Skip pictures in the listing below; copy exactly the lines from the one with "Give me the matplotlib source for this chart." through the one with "ax = fig.add_axes([107", inclusive.

> [RECORDS PROVIDED]:
★ ★ ★ ★ ★
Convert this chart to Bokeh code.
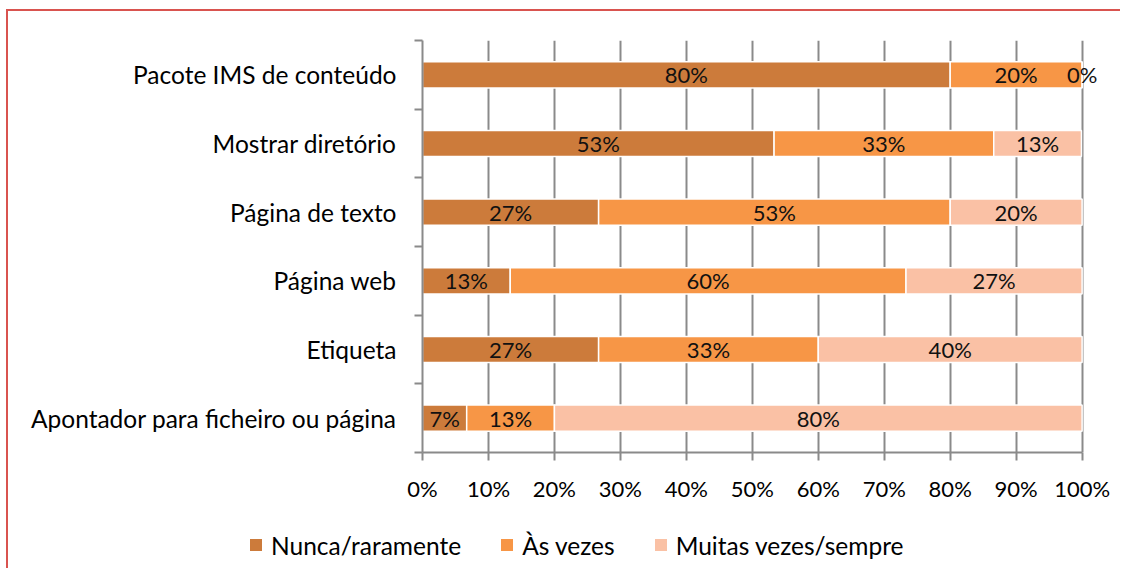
★ ★ ★ ★ ★
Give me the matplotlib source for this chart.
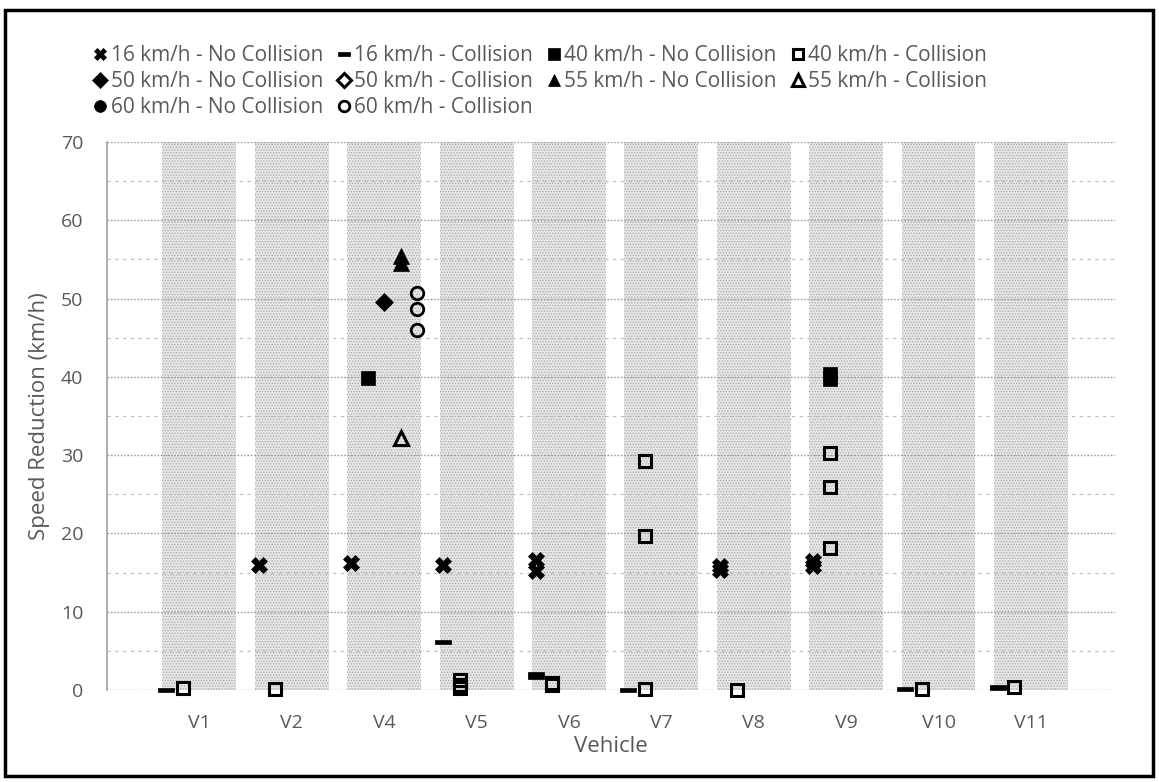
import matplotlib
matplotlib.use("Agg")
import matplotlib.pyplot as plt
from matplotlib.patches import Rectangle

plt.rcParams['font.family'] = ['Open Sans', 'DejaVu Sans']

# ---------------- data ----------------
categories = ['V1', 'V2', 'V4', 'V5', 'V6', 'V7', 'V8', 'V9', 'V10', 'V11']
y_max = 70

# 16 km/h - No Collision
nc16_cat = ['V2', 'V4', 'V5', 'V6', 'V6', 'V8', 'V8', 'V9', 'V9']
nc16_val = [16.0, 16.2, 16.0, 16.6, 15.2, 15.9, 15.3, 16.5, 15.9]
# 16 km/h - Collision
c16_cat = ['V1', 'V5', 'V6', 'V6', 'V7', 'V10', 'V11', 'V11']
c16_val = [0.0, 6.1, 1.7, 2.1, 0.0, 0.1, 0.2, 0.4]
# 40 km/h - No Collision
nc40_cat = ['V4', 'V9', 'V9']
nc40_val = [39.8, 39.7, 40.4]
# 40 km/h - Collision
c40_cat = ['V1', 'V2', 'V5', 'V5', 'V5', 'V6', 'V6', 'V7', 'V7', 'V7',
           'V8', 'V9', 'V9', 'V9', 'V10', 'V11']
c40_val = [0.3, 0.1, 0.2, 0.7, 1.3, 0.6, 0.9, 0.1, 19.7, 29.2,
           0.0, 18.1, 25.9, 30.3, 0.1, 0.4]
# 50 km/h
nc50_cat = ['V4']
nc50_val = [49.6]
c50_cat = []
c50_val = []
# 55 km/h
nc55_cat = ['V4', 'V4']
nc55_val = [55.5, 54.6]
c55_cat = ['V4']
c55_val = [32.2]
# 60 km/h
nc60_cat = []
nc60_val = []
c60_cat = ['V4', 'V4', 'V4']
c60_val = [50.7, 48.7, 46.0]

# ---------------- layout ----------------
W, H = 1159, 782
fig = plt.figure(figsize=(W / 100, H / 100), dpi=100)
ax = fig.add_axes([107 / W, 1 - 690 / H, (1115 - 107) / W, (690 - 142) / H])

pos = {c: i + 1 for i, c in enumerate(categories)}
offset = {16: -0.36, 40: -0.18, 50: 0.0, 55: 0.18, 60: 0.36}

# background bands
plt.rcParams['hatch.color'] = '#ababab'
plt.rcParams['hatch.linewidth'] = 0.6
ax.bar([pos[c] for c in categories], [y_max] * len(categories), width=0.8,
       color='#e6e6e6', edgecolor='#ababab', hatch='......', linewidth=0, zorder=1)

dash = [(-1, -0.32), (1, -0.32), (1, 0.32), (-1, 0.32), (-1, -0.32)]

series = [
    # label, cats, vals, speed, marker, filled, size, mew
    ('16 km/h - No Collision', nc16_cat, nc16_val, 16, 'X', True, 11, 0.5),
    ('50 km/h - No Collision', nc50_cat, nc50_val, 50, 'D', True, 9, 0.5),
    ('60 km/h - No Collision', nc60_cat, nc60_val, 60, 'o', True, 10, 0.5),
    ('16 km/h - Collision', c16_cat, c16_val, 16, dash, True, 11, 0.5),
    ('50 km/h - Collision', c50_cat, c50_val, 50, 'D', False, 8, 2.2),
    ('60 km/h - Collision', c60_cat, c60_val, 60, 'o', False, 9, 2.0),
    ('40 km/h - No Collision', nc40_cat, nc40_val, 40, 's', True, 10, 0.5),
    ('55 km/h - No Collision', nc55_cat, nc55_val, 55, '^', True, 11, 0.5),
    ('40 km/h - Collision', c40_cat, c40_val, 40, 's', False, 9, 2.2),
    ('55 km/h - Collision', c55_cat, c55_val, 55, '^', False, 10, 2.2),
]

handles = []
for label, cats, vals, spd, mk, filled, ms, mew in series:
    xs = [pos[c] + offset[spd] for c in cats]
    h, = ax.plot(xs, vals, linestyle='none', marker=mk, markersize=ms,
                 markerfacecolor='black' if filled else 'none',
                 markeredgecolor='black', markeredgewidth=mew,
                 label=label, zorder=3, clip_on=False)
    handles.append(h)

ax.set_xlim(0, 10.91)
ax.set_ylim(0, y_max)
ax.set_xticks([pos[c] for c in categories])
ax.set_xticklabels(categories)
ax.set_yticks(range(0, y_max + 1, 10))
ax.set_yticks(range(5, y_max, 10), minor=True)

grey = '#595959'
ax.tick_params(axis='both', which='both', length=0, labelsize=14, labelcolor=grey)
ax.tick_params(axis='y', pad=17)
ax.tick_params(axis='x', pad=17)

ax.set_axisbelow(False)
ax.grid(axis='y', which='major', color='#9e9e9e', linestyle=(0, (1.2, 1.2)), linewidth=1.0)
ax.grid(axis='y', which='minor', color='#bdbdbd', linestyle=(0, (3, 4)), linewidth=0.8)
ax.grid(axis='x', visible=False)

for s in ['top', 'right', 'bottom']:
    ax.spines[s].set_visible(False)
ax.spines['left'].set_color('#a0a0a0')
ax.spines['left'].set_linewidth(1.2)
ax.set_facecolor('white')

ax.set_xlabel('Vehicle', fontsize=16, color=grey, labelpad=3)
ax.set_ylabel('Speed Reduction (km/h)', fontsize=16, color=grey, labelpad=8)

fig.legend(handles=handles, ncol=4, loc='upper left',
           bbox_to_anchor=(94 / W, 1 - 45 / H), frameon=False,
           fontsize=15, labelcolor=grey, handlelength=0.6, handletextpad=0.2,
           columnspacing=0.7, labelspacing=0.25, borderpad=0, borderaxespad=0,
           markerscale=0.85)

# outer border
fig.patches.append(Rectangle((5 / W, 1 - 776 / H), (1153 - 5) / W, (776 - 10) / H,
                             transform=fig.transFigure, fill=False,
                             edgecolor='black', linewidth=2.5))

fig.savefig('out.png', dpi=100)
★ ★ ★ ★ ★
> [FINAL ANSWER]:
Give me the matplotlib source for this chart.
import matplotlib
matplotlib.use("Agg")
import matplotlib.pyplot as plt
from matplotlib.patches import Rectangle

plt.rcParams['font.family'] = ['Open Sans', 'DejaVu Sans']

# ---------------- data ----------------
categories = ['V1', 'V2', 'V4', 'V5', 'V6', 'V7', 'V8', 'V9', 'V10', 'V11']
y_max = 70

# 16 km/h - No Collision
nc16_cat = ['V2', 'V4', 'V5', 'V6', 'V6', 'V8', 'V8', 'V9', 'V9']
nc16_val = [16.0, 16.2, 16.0, 16.6, 15.2, 15.9, 15.3, 16.5, 15.9]
# 16 km/h - Collision
c16_cat = ['V1', 'V5', 'V6', 'V6', 'V7', 'V10', 'V11', 'V11']
c16_val = [0.0, 6.1, 1.7, 2.1, 0.0, 0.1, 0.2, 0.4]
# 40 km/h - No Collision
nc40_cat = ['V4', 'V9', 'V9']
nc40_val = [39.8, 39.7, 40.4]
# 40 km/h - Collision
c40_cat = ['V1', 'V2', 'V5', 'V5', 'V5', 'V6', 'V6', 'V7', 'V7', 'V7',
           'V8', 'V9', 'V9', 'V9', 'V10', 'V11']
c40_val = [0.3, 0.1, 0.2, 0.7, 1.3, 0.6, 0.9, 0.1, 19.7, 29.2,
           0.0, 18.1, 25.9, 30.3, 0.1, 0.4]
# 50 km/h
nc50_cat = ['V4']
nc50_val = [49.6]
c50_cat = []
c50_val = []
# 55 km/h
nc55_cat = ['V4', 'V4']
nc55_val = [55.5, 54.6]
c55_cat = ['V4']
c55_val = [32.2]
# 60 km/h
nc60_cat = []
nc60_val = []
c60_cat = ['V4', 'V4', 'V4']
c60_val = [50.7, 48.7, 46.0]

# ---------------- layout ----------------
W, H = 1159, 782
fig = plt.figure(figsize=(W / 100, H / 100), dpi=100)
ax = fig.add_axes([107 / W, 1 - 690 / H, (1115 - 107) / W, (690 - 142) / H])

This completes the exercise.